First impressions are incredibly important, so make sure you stand up straight and make eye contact with the hiring manager before giving them a solid handshake, according to The Balance Careers. Not too hard and certainly not too soft, that initial handshake should be firm. If you're not sure what that's supposed to feel like, practice with a friend or family member.

2) Sit right

It should go without saying that slouching in an interview is out of the question, but you should also try to avoid leaning forward or not sitting up in the chair too far, The Balance Careers noted. In general, it's advisable to use the full chair, sitting with your back upright against its back. This helps you appear engaged and confident, especially when combined with maintaining eye contact. 

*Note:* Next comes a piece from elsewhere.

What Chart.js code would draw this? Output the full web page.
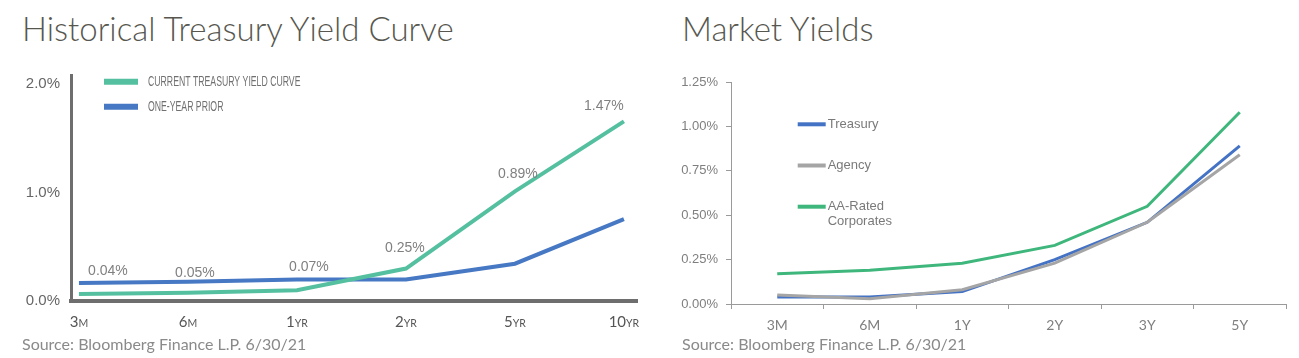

3) Keep your feet on the ground

Along the same lines as sitting upright in the chair, it's also a good idea to keep both feet firmly planted in front of you, according to Mashable. Crossing your legs - whether you're a man or woman - may be seen as a little too casual, and if you do feel the need to cross them, it's wiser to do so at the ankles so your feet remain out of sight.

4) Nod a lot

When the other people in the interview are speaking, you should make a point to nod frequently to show you are processing what they're saying, Mashable cautioned. An audible affirmation, such as "Right" or "Yes" can also help here, but use these sparingly and when appropriate to maximize the effect.

5) Leave well

When the interview is over and you're preparing to leave, there's one last body language move to keep in mind and make a strong last impression as well, according to Monster. All you'll have to do is smile, nod your head and shake hands with the people in the room. If there are several people sitting in on the interview, you might not have to shake with all of them, but definitely with the person who led the interview and the one who brought you in for the meeting.

This, of course, all comes in addition to the usual job interview tips of dressing well, showing up a little early and the like. When you combine everything together, that will really help present you as an ideal candidate, above and beyond the qualifications that got you the interview in the first place.